JC : Tu rentres à peine d’une excursion sur un glacier en Suisse. Peux-tu nous décrire cette expédition et le projet pictural qui en découlent ? Par ailleurs, comment fonctionnes-tu d’un point de vue créatif : pars-tu d’une idée pour aller vers sa réalisation, ou est-ce l’expérimentation qui te conduit à développer tel ou tel projet artistique ?

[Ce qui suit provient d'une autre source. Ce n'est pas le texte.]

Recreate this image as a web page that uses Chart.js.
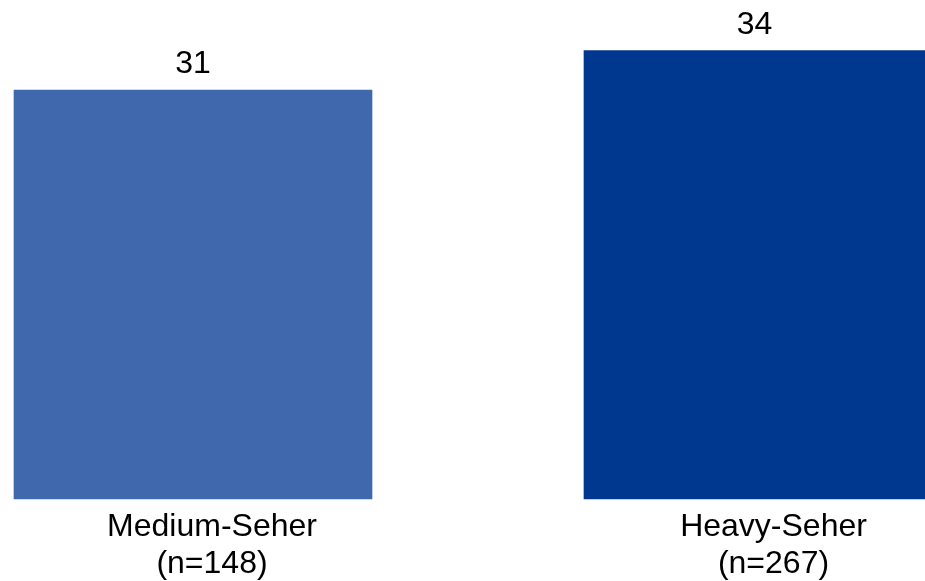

LT : Quand on va sur un glacier, on cherche avant tout à voir des paysages vierges de toute forme de civilisation. C’est un endroit dangereux qui se mérite. Les espaces où l’on peut se rendre autrement qu’en payant sont devenus rares, et ce sont ceux-là que je recherche pour en faire des ateliers et y travailler. Quand je parle d’atelier, c’est à un site débordant d’influences insoupçonnées et de nouvelles ressources auxquelles je fais allusion. J’ai déjà pas mal voyagé dans des milieux similaires, mais je dois dire que c’est toujours aussi intéressant de trouver de nouvelles possibilités et de nouvelles contraintes pour s’y adapter, et créer une collaboration.
Sur le glacier Aletsch, j’ai tout de suite été surpris par d’importants dépôts de carbone suie. Ce sont des particules éoliennes très fines produites par les gaz d’échappement et de chauffage domestique qui atterrissent sur la glace. Du fait qu’elles sont noires, elles emmagasinent le rayonnement solaire et accélèrent la fonte du glacier. J’avais déjà observé ce phénomène jusqu’au Groenland en marchant sur l’Inlandsis. Ces particules finissent par se condenser en boulettes d’une matière noire, grasse et odorante. J’ai patiemment gratté tout ce que je pouvais pour sauver le glacier, puis j’ai en conservé un kilo pour faire du pigment. Je n’avais jamais fait de peinture et j’aurais vraiment préféré ne jamais en faire pour cette raison-là, mais il me semble préférable que ces particules soient visibles sur un mur plutôt qu’en montagne. Cette exposition est constituée uniquement d’ordures.

  1. Henry David Thoreau, La vie sans principe, Ed. Mille et une nuits, Barcelone, 2008, pp. 17-18.

Entretien réalisé à l’occasion de l’exposition « Trasher » de Laurent Tixador, à la Galerie Art & Essai – Université Rennes 2, du 28 septembre au 10 novembre 2017.